Only after Altman left on vacation in Wyoming did presidential aides leak word that he should resign.

This needlessly ugly, painful handling of Altman's departure can't be expected to inspire much confidence and loyalty on the part of his successor - or on the part of other Clinton aides involved in the Whitewater affair.

Apart from the Oval Office's flip-flop on Altman, the delay in his departure indicates the administration is out of touch with Congress and likely with the public, too.

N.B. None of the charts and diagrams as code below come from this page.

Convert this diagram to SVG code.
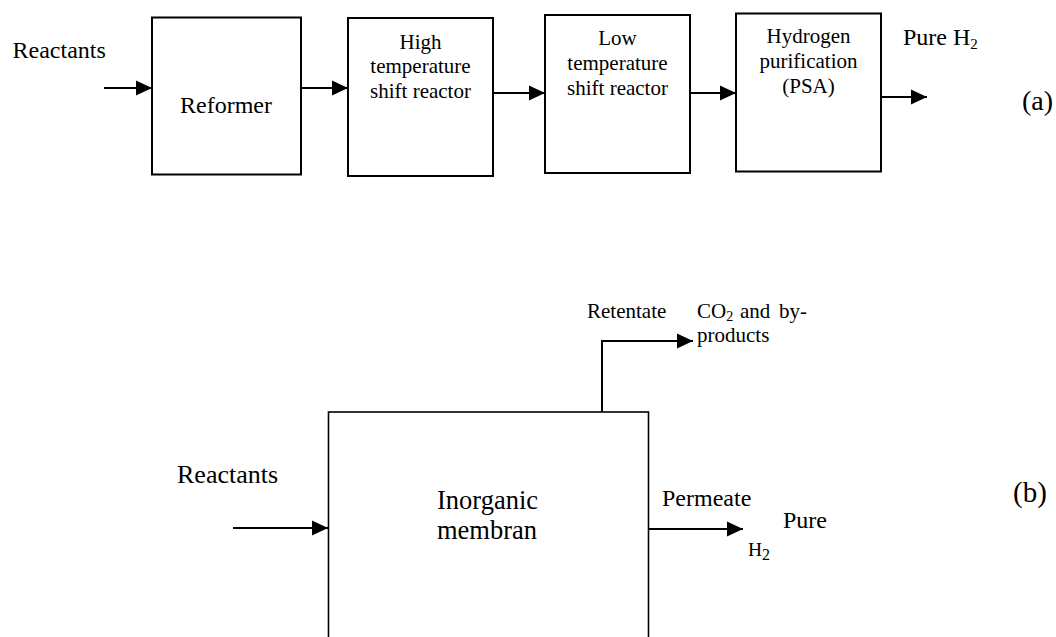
<svg xmlns="http://www.w3.org/2000/svg" width="1056" height="637" viewBox="0 0 1056 637">
<style>
.box{fill:#fff;stroke:#000;stroke-width:2}
.mbox{fill:#fff;stroke:#000;stroke-width:1.6}
.t{font-family:"Liberation Serif","Times New Roman",serif;fill:#000}
.c{text-anchor:middle}
.ln{fill:none;stroke:#000;stroke-width:2;marker-end:url(#ah)}
</style>
<defs>
<marker id="ah" markerUnits="userSpaceOnUse" markerWidth="16" markerHeight="16" refX="16" refY="8" orient="auto" viewBox="0 0 16 16">
<path d="M0,0.5 L16,8 L0,15.5 z" fill="#000"/>
</marker>
</defs>
<rect width="1056" height="637" fill="#fff"/>

<g id="connectors">
<line class="ln" x1="104" y1="88" x2="152" y2="88"/>
<line class="ln" x1="301" y1="88" x2="348" y2="88"/>
<line class="ln" x1="493" y1="93" x2="545" y2="93"/>
<line class="ln" x1="690" y1="93" x2="736" y2="93"/>
<line class="ln" x1="881" y1="97" x2="927" y2="97"/>
<line class="ln" x1="233" y1="528" x2="328" y2="528"/>
<path class="ln" d="M602,412 V341 H693"/>
<line class="ln" x1="649" y1="529" x2="743" y2="529"/>
</g>

<g id="reformer">
<rect class="box" x="152" y="17.5" width="149" height="157"/>
<text class="t c" x="226" y="113" font-size="24">Reformer</text>
</g>
<g id="ht-shift">
<rect class="box" x="348" y="18" width="145" height="158"/>
<text class="t c" font-size="21"><tspan x="420.5" y="48.5">High</tspan><tspan x="420.5" y="73">temperature</tspan><tspan x="420.5" y="97.5">shift reactor</tspan></text>
</g>
<g id="lt-shift">
<rect class="box" x="545" y="15" width="145" height="158"/>
<text class="t c" font-size="21"><tspan x="617.5" y="44.5">Low</tspan><tspan x="617.5" y="70">temperature</tspan><tspan x="617.5" y="95">shift reactor</tspan></text>
</g>
<g id="psa">
<rect class="box" x="736" y="13.5" width="145" height="158"/>
<text class="t c" font-size="21"><tspan x="808.5" y="43">Hydrogen</tspan><tspan x="808.5" y="68">purification</tspan><tspan x="808.5" y="93">(PSA)</tspan></text>
</g>
<g id="labels-a">
<text class="t" x="12.5" y="58" font-size="24">Reactants</text>
<text class="t" x="903" y="45" font-size="24">Pure H<tspan font-size="15" dy="4">2</tspan></text>
<text class="t" x="1022" y="110" font-size="28">(a)</text>
</g>

<g id="membrane">
<rect class="mbox" x="328.5" y="412" width="320" height="260"/>
<text class="t" font-size="26.5"><tspan x="437" y="508.5">Inorganic</tspan><tspan x="437" y="538.5">membran</tspan></text>
</g>
<g id="labels-b">
<text class="t" x="177" y="483" font-size="26">Reactants</text>
<text class="t" x="587" y="318" font-size="21">Retentate</text>
<text class="t" font-size="21"><tspan x="697" y="318">CO<tspan font-size="14" dy="3">2</tspan></tspan><tspan x="740" y="318">and</tspan><tspan x="779" y="318">by-</tspan><tspan x="697" y="342">products</tspan></text>
<text class="t" x="662" y="506" font-size="24">Permeate</text>
<text class="t" x="783" y="528" font-size="24">Pure</text>
<text class="t" x="748" y="556" font-size="19.5">H<tspan font-size="16" dy="4">2</tspan></text>
<text class="t" x="1013" y="502" font-size="29">(b)</text>
</g>
</svg>
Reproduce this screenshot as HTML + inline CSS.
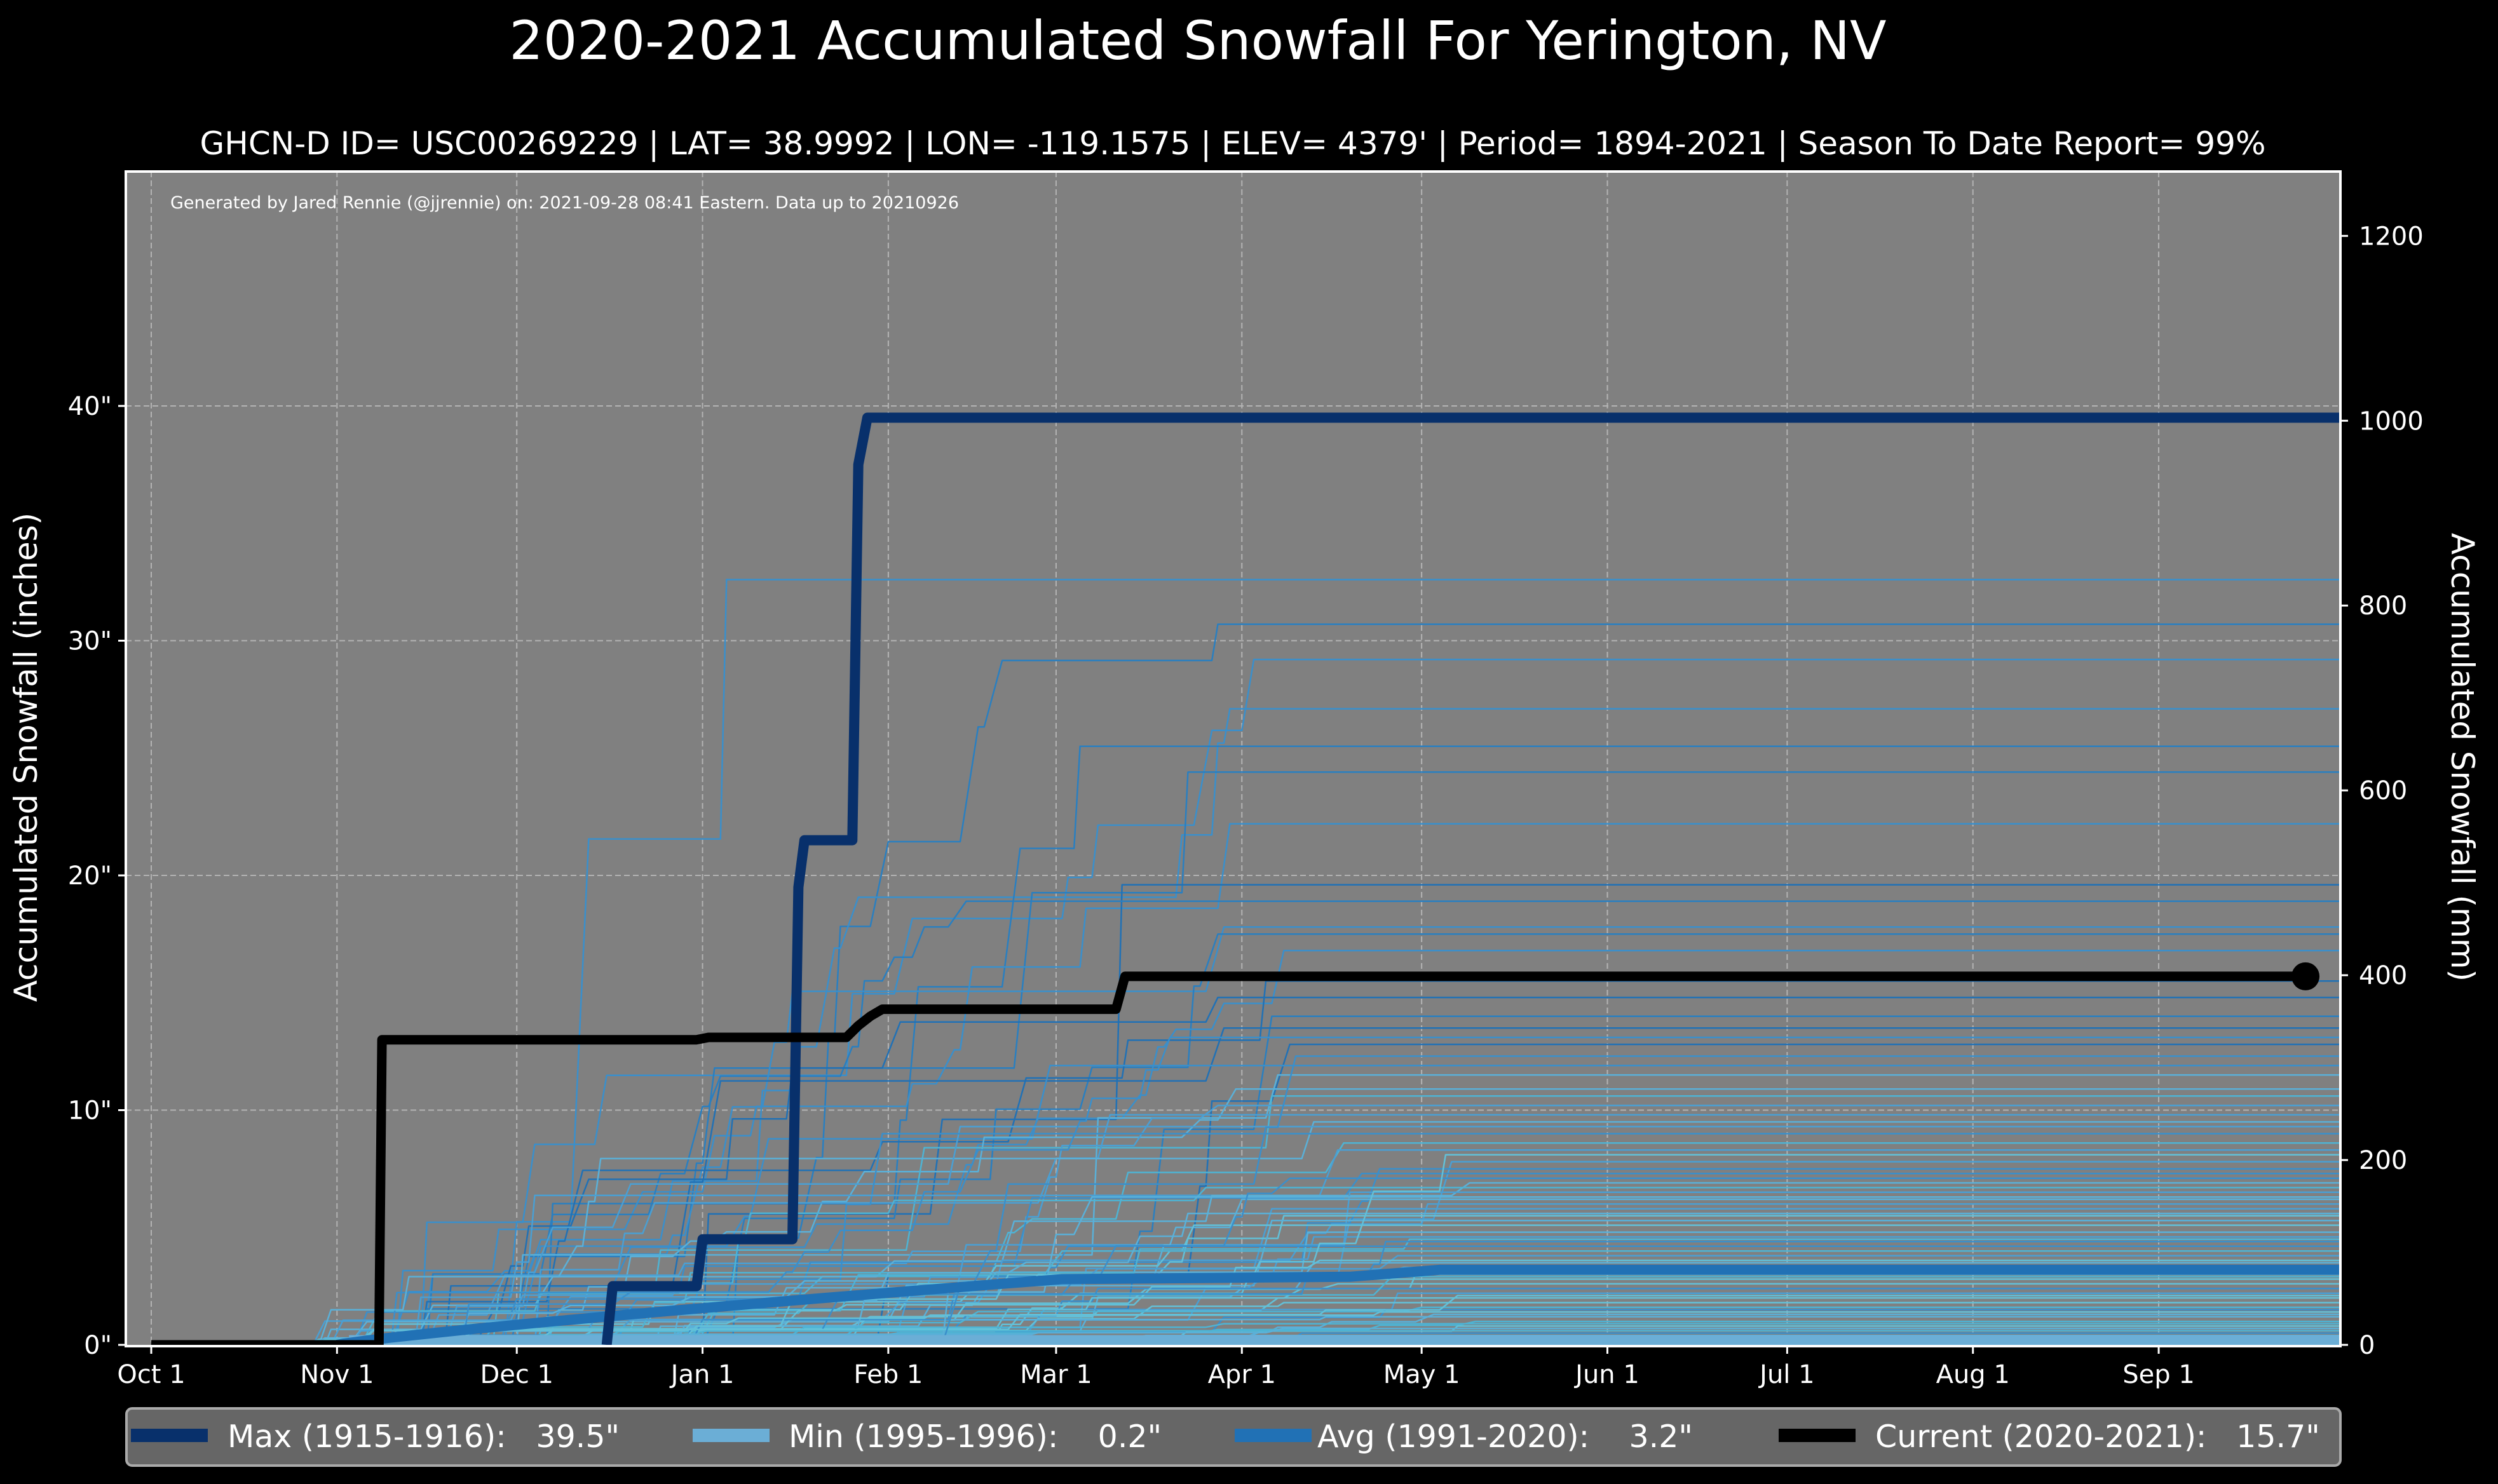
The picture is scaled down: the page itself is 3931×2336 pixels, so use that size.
<!DOCTYPE html>
<html><head><meta charset="utf-8"><style>
html,body{margin:0;padding:0;background:#000;}
svg{display:block;}
text{font-family:"DejaVu Sans","Liberation Sans",sans-serif;fill:#fff;}
</style></head><body>
<svg id="s" xmlns="http://www.w3.org/2000/svg" width="3931" height="2336" viewBox="0 0 3931 2336">
<rect width="3931" height="2336" fill="#000"/>
<text x="1885" y="93" font-size="84" text-anchor="middle">2020-2021 Accumulated Snowfall For Yerington, NV</text>
<text x="1940" y="243" font-size="50" text-anchor="middle">GHCN-D ID= USC00269229 | LAT= 38.9992 | LON= -119.1575 | ELEV= 4379' | Period= 1894-2021 | Season To Date Report= 99%</text>
<defs><clipPath id="cp"><rect x="198" y="270" width="3485" height="1849"/></clipPath></defs>
<rect x="198" y="270" width="3485" height="1849" fill="#808080"/>
<g id="grid" stroke="#c0c0c0" stroke-width="2" stroke-dasharray="9,5" opacity="0.8"></g>
<text x="268" y="328" font-size="27">Generated by Jared Rennie (@jjrennie) on: 2021-09-28 08:41 Eastern. Data up to 20210926</text>
<g id="thin" clip-path="url(#cp)" fill="none" stroke-width="2.5" stroke-linejoin="round"></g>
<g id="main" clip-path="url(#cp)" fill="none" stroke-linejoin="round"></g>
<rect x="198" y="270" width="3485" height="1849" fill="none" stroke="#fff" stroke-width="4"/>
<g id="ticks" stroke="#fff" stroke-width="3"></g>
<g id="labels" font-size="40"></g>
<text transform="translate(58,1192) rotate(-90)" font-size="50" text-anchor="middle">Accumulated Snowfall (inches)</text>
<text transform="translate(3858,1192) rotate(90)" font-size="50" text-anchor="middle">Accumulated Snowfall (mm)</text>
<rect x="199" y="2217" width="3484" height="90" rx="9" fill="#666" stroke="#aaa" stroke-width="4"/>
<rect x="206" y="2249" width="121" height="21" fill="#08306b"/>
<text x="358" y="2278" font-size="49" xml:space="preserve">Max (1915-1916):   39.5"</text>
<rect x="1090" y="2249" width="121" height="21" fill="#6baed6"/>
<text x="1241" y="2278" font-size="49" xml:space="preserve">Min (1995-1996):    0.2"</text>
<rect x="1943" y="2249" width="121" height="21" fill="#2171b5"/>
<text x="2073" y="2278" font-size="49" xml:space="preserve">Avg (1991-2020):    3.2"</text>
<rect x="2799" y="2249" width="121" height="21" fill="#000"/>
<text x="2951" y="2278" font-size="49" xml:space="preserve">Current (2020-2021):   15.7"</text>
</svg>
<script>
var NS="http://www.w3.org/2000/svg";
function X(d){return 238+d*9.43;}
function Y(v){return 2117-v*36.95;}
function el(p,t,a){var e=document.createElementNS(NS,t);for(var k in a)e.setAttribute(k,a[k]);p.appendChild(e);return e;}
var grid=document.getElementById('grid'),ticks=document.getElementById('ticks'),lab=document.getElementById('labels');
var months=[["Oct 1",0],["Nov 1",31],["Dec 1",61],["Jan 1",92],["Feb 1",123],["Mar 1",151],["Apr 1",182],["May 1",212],["Jun 1",243],["Jul 1",273],["Aug 1",304],["Sep 1",335]];
months.forEach(function(m){var x=X(m[1]);el(grid,'line',{x1:x,y1:270,x2:x,y2:2119});
 el(ticks,'line',{x1:x,y1:2119,x2:x,y2:2131});var t=el(lab,'text',{x:x,y:2177,'text-anchor':'middle'});t.textContent=m[0];});
for(var v=0;v<=40;v+=10){var y=Y(v);if(v>0)el(grid,'line',{x1:198,y1:y,x2:3683,y2:y});
 el(ticks,'line',{x1:186,y1:y,x2:198,y2:y});var t=el(lab,'text',{x:176,y:y+14,'text-anchor':'end'});t.textContent=v+'"';}
for(var mm=0;mm<=1200;mm+=200){var y=Y(mm/25.4);el(ticks,'line',{x1:3683,y1:y,x2:3695,y2:y});
 var t=el(lab,'text',{x:3712,y:y+14});t.textContent=mm;}
var seed=777;function r(){seed=(seed*16807)%2147483647;return (seed-1)/2147483646;}
var finals=[32.6,30.7,29.2,27.1,25.5,24.4,22.2,19.6,18.9,17.8,17.5,16.8,15.5,14.8,14.0,13.5,12.8,11.9,11.5,10.9,10.6,10.2,9.8,9.5,9.3,9.0,8.6,8.3,7.8,7.5,7.3,6.9,6.7,6.5,6.2,6.0,5.8,5.5,5.3,5.1,4.8,4.6,4.5,4.2,4.0,3.8,3.5,3.3,3.0,2.8,2.6,2.4,2.2,2.0,1.8,1.6,1.5,1.3,1.2,1.0,0.9,0.8,0.6,0.5,0.4,0.3,2.9,3.6,4.4,5.6,6.3,7.1,8.1,1.4,2.1,0.7,12.3,13.1];
var cols=["#2171b5","#2a7fc0","#3a8fcb","#4a9fd3","#4eb3d3","#5ab0d8","#62c0d8"];
var thin=document.getElementById('thin');
finals.forEach(function(T,i){
 var n=3+Math.floor(r()*(T>10?9:5));var ev=[],w=[],sw=0;
 for(var k=0;k<n;k++){var d=T>10?(40+Math.floor(r()*150)):(25+Math.floor(Math.pow(r(),0.9)*195));ev.push(d);var ww=r()+0.3;w.push(ww);sw+=ww;}
 ev.sort(function(a,b){return a-b;});
 var v=0,pts=[[0,0]],cur=0;
 for(var k=0;k<n;k++){var d=Math.max(ev[k],cur+1);pts.push([d,v]);v+=T*w[k]/sw;var dd=d+1+Math.floor(r()*3);pts.push([dd,v]);cur=dd;}
 pts.push([366,T]);
 var s=pts.map(function(p,j){return (j?'L':'M')+X(p[0]).toFixed(1)+','+Y(p[1]).toFixed(1);}).join('');
 var c=T>12?cols[Math.floor(r()*3)]:cols[2+Math.floor(r()*5)];
 el(thin,'path',{d:s,stroke:c});
});
var main=document.getElementById('main');
function P(pts){return pts.map(function(p,j){return (j?'L':'M')+X(p[0]).toFixed(1)+','+Y(p[1]).toFixed(1);}).join('');}
el(main,'path',{d:P([[33,0.2],[366,0.2]]),stroke:"#6baed6","stroke-width":16});
var avg=[[31,0]];for(var d=32;d<=152;d+=4){avg.push([d,2.8*Math.pow((d-31)/121,0.85)]);}
avg.push([200,2.9],[215,3.2],[366,3.2]);
el(main,'path',{d:P(avg),stroke:"#2171b5","stroke-width":16});
el(main,'path',{d:P([[76,0],[77,2.5],[91,2.5],[92,4.5],[107,4.5],[108,19.5],[109,21.5],[117,21.5],[118,37.5],[119.5,39.5],[366,39.5]]),stroke:"#08306b","stroke-width":16});
el(main,'path',{d:P([[0,0],[38,0],[38.5,13],[91,13],[93,13.1],[116,13.1],[118,13.6],[120,14.0],[122,14.3],[161,14.3],[162.5,15.7],[359.5,15.7]]),stroke:"#000","stroke-width":15});
el(main,'circle',{cx:X(359.5),cy:Y(15.7),r:22,fill:"#000",stroke:"none"});
</script>
</body></html>
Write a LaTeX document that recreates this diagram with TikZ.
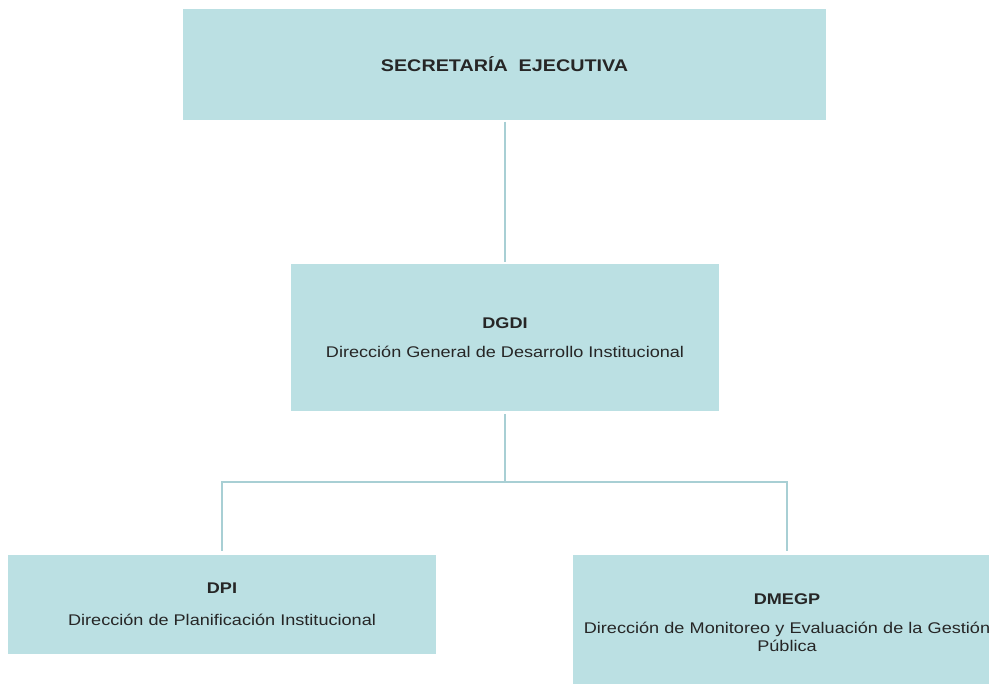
\documentclass[tikz,border=0pt]{standalone}
\usepackage{fontspec}
\setmainfont{Liberation Sans}[FakeStretch=1.17]
\usetikzlibrary{positioning,calc}
\definecolor{boxfill}{HTML}{BBE0E3}
\definecolor{linkcol}{HTML}{A8CFD4}

\begin{document}
\begin{tikzpicture}[
  x=0.025cm, y=-0.025cm,
  font=\fontsize{11}{13.5}\selectfont,
  unit/.style ={fill=boxfill,inner sep=4pt,align=center,text=black!85},
  link/.style ={draw=linkcol,line width=1.6pt}
]

% ==================================================
% FRAME (pixel grid of the page)
% ==================================================
\clip (0,0) rectangle (989,684);

% ==================================================
% BOXES
% ==================================================
\node[unit, minimum width=643*0.025cm, minimum height=111*0.025cm] (secretaria) at (504.5,64.5)
  {\fontsize{12}{15}\selectfont\bfseries SECRETARÍA\ \ EJECUTIVA};

\node[unit, minimum width=428*0.025cm, minimum height=147*0.025cm] (dgdi) at (505,337.5)
  {\textbf{DGDI}\\[7pt] Dirección General de Desarrollo Institucional};

\node[unit, minimum width=428*0.025cm, minimum height=99*0.025cm] (dpi) at (222,604.5)
  {\textbf{DPI}\\[9pt] Dirección de Planificación Institucional};

\node[unit, minimum width=428*0.025cm, minimum height=135*0.025cm, text width=416*0.025cm] (dmegp) at (787,622.5)
  {\textbf{DMEGP}\\[7pt] Dirección de Monitoreo y Evaluación de la Gestión\\[-1pt] Pública};

% ==================================================
% CONNECTORS
% ==================================================
\coordinate (split) at (dgdi.south |- 0,482);

\draw[link, shorten <=1pt, shorten >=1pt] (secretaria.south -| dgdi.south) -- (dgdi.north);
\draw[link, shorten <=2pt] (dgdi.south) -- (split);
\draw[link, shorten >=3pt] (split) -| (dpi.north);
\draw[link, shorten >=3pt] (split) -| (dmegp.north);

\end{tikzpicture}
\end{document}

Altman came under withering fire for putting his desire to protect the president ahead of his obligation to candor and the public interest. Last February he told the Senate Banking Committee of only one contract between Treasury and White House officials concerning the government's investigation of Madison Guaranty Savings and Loan, the failed Arkansas thrift institution owned by the Clintons' partner in the Whitewater real estate deal. In fact, it was later discovered that there were about 40 such contacts involving Altman and other senior Treasury officials. One of these was to notify the White House that the Madison case was about to be sent to the Justice Department for a possible inquiry in which the Clintons might be named as witnesses.

The White House should have known immediately how outraged Congress would be at Altman for compounding his initial misleading statements with a failure to make prompt amends. No one takes kindly to deception, intentional or not.

Beyond those blunders, Altman - an otherwise likable, public-spirited and extremely competent investment banker - should have known enough to avoid the conflict of interest in which he was involved.

Altman made the mistake of wearing two hats as deputy Treasury secretary, a political job, and as acting chairman of the Resolution Trust Corp., an independent agency set up to sell the assets of failed savings and loans and uncover evidence of fraud and abuse. Altman should have known that Clinton's connection with Madison Guaranty, a failed Arkansas thrift run by people who also were partners with the Clintons in the Whitewater land deal, would put him in a compromising position as a federal regulator. Instead of recusing himself from anything to do with Madison or the Clintons, Altman briefed the White House on the legal ramifications of the Madison investigation.

In resigning, Altman expressed the hope that his departure would help diminish the controversy over White- water. But clearly it will not. In addition to the investigation by independent counsel Kenneth Starr, a second round of congressional hearings is planned. Consequently, this scandal could keep haunting the Clintons for months or even years - particularly if the White House is not more alert to congressional and public sensitivities than it has been so far.